As you guys know by now ATI's Radeon HD 4850/4870 both use the same GPU (graphics processor). The codename for these chips is RV770. AMD put nearly a billion transistors into that GPU, which is now built upon a 55nm (260 mm2 Die size) production. The chip literally is 16 mm wide and high. Which for AMD still is quite large, for a 55nm product. The number of transistors for a midrange product like this is extreme and typically it's best to directly relate that to the number of shader processors to get a better understanding. But first let's look at some nice examples of Die sizes of current architectures.

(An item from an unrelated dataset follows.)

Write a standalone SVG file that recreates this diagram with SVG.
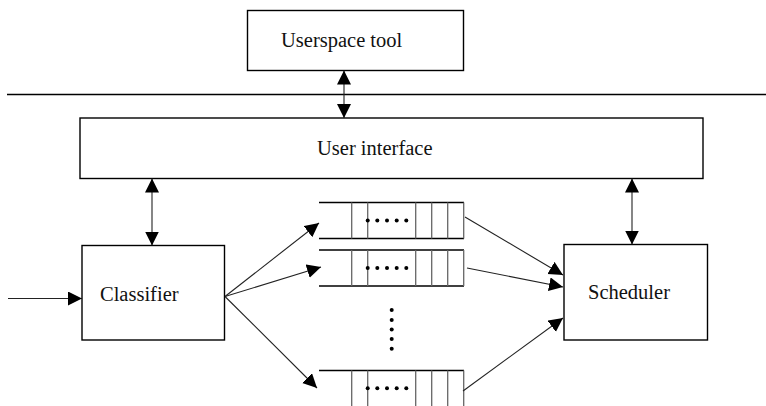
<svg xmlns="http://www.w3.org/2000/svg" width="766" height="406" viewBox="0 0 766 406">
<defs>
<style>
.box{fill:#fff;stroke:#000;stroke-width:1.4}
.lbl{font-family:"Liberation Serif","Times New Roman",serif;font-size:20.5px;fill:#111}
.conn{stroke:#222;stroke-width:1.1;fill:none}
.qh{stroke:#000;stroke-width:1.3}
.qv{stroke:#666;stroke-width:1.3}
.dot{fill:#000}
.arr{marker-end:url(#ah)}
.dbl{marker-end:url(#ah);marker-start:url(#ahs)}
</style>
<marker id="ah" markerUnits="userSpaceOnUse" markerWidth="16" markerHeight="16" refX="14" refY="7" orient="auto"><path d="M0,0 L14,7 L0,14 z" fill="#000"/></marker>
<marker id="ahs" markerUnits="userSpaceOnUse" markerWidth="16" markerHeight="16" refX="14" refY="7" orient="auto-start-reverse"><path d="M0,0 L14,7 L0,14 z" fill="#000"/></marker>
</defs>
<rect width="766" height="406" fill="#fff"/>
<line x1="7" y1="94.5" x2="766" y2="94.5" stroke="#000" stroke-width="1.3"/>
<g id="userspace">
<rect class="box" x="247.5" y="10.5" width="216" height="60"/>
<text class="lbl" x="281" y="47">Userspace tool</text>
</g>
<g id="userinterface">
<rect class="box" x="80" y="118" width="623" height="60.5"/>
<text class="lbl" x="317" y="155">User interface</text>
</g>
<g id="classifier">
<rect class="box" x="82" y="245.5" width="142.5" height="94.5"/>
<text class="lbl" x="100" y="301">Classifier</text>
</g>
<g id="scheduler">
<rect class="box" x="564" y="244.5" width="143.5" height="95.5"/>
<text class="lbl" x="588" y="299">Scheduler</text>
</g>
<g id="queue1">
<line class="qh" x1="319" y1="202.5" x2="464" y2="202.5"/>
<line class="qh" x1="319" y1="238.5" x2="464" y2="238.5"/>
<g class="qv"><line x1="351.7" y1="202.5" x2="351.7" y2="238.5"/><line x1="367.7" y1="202.5" x2="367.7" y2="238.5"/><line x1="415.7" y1="202.5" x2="415.7" y2="238.5"/><line x1="431.7" y1="202.5" x2="431.7" y2="238.5"/><line x1="447.7" y1="202.5" x2="447.7" y2="238.5"/><line x1="463.7" y1="202.5" x2="463.7" y2="238.5"/></g>
<g class="dot"><circle cx="367.7" cy="220.5" r="2"/><circle cx="377.3" cy="220.5" r="2"/><circle cx="387" cy="220.5" r="2"/><circle cx="396.7" cy="220.5" r="2"/><circle cx="406.3" cy="220.5" r="2"/></g>
</g>
<g id="queue2">
<line class="qh" x1="319" y1="250" x2="464" y2="250"/>
<line class="qh" x1="319" y1="286" x2="464" y2="286"/>
<g class="qv"><line x1="351.7" y1="250" x2="351.7" y2="286"/><line x1="367.7" y1="250" x2="367.7" y2="286"/><line x1="415.7" y1="250" x2="415.7" y2="286"/><line x1="431.7" y1="250" x2="431.7" y2="286"/><line x1="447.7" y1="250" x2="447.7" y2="286"/><line x1="463.7" y1="250" x2="463.7" y2="286"/></g>
<g class="dot"><circle cx="367.7" cy="268" r="2"/><circle cx="377.3" cy="268" r="2"/><circle cx="387" cy="268" r="2"/><circle cx="396.7" cy="268" r="2"/><circle cx="406.3" cy="268" r="2"/></g>
</g>
<g id="vdots" class="dot"><circle cx="391.7" cy="310" r="2"/><circle cx="391.7" cy="320" r="2"/><circle cx="391.7" cy="329.5" r="2"/><circle cx="391.7" cy="339" r="2"/><circle cx="391.7" cy="348.7" r="2"/></g>
<g id="queue3">
<line class="qh" x1="319" y1="370.5" x2="464" y2="370.5"/>
<g class="qv"><line x1="351.7" y1="370.5" x2="351.7" y2="410"/><line x1="367.7" y1="370.5" x2="367.7" y2="410"/><line x1="415.7" y1="370.5" x2="415.7" y2="410"/><line x1="431.7" y1="370.5" x2="431.7" y2="410"/><line x1="447.7" y1="370.5" x2="447.7" y2="410"/><line x1="463.7" y1="370.5" x2="463.7" y2="410"/></g>
<g class="dot"><circle cx="367.7" cy="388.3" r="2"/><circle cx="377.3" cy="388.3" r="2"/><circle cx="387" cy="388.3" r="2"/><circle cx="396.7" cy="388.3" r="2"/><circle cx="406.3" cy="388.3" r="2"/></g>
</g>
<g id="connectors" class="conn">
<line class="dbl" x1="344" y1="70.5" x2="344" y2="118"/>
<line class="dbl" x1="152" y1="178.5" x2="152" y2="245.5"/>
<line class="dbl" x1="632" y1="178.5" x2="632" y2="244.5"/>
<line class="arr" x1="8" y1="298.5" x2="82" y2="298.5"/>
<line class="arr" x1="225" y1="296.5" x2="319" y2="223"/>
<line class="arr" x1="225" y1="296.5" x2="321" y2="267"/>
<line class="arr" x1="225" y1="296.5" x2="317" y2="388"/>
<line class="arr" x1="465" y1="217" x2="563" y2="275"/>
<line class="arr" x1="467" y1="268" x2="563" y2="287"/>
<line class="arr" x1="463" y1="391" x2="563" y2="318"/>
</g>
</svg>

The Radeon 4850/4870 series graphics processors have 800 scalar processors (320 on the HD 3800 series) and now have a significant forty texture units (was 16 in last-gen architecture). The stream/compute/shader processors (can we please just name them all shader processors?) definitely had a good number of changes; if you are into this geek talk, you'll spot 10 SIMD clusters each carrying 80 32-bit Shader processors (this accumulates to 800). If I remember correctly, one SIMD unit can handle double precision.
Much like we recently noticed in the NVIDIA GTX 200 architecture, the 80 scalar stream processors per SIMD unit have 16KB of local data cache/buffer that is shared among the shader processors. Next to the hefty shader processor increase you probably already notice the massive amount of texture units. In the last generation product we noticed 16 units, the 4800 series has 40 units.
When you do some quick math, that's 2.5x the number of shader processors over the last-gen product, and 2.5x the number of texture units. That's a pretty grand change folks. Since the GPU has 800 shader processors it can produce the raw power of 1000 to 1200 GFlops in simple precision. It's a bit lame and inaccurate to do but divide the number of ATI's scalar shader processors with the number 5 and you'll roughly equal the performance to NVIDIA's stream processor. You could (in an abstract way) say that the 4800 series have 160 Shader units, if that helps you compare it towards NVIDIA's scaling. Again there's nothing scientific or objective about that explanation.
Effectively combined with the clock speed and memory this product can poop out 1000/1200 GigaFLOPs of performance. Depending on how that is measured of course. But still, with an entry product at 199 USD for the 4850 and 299 USD for the 4870 that's just an awful lot of computing power.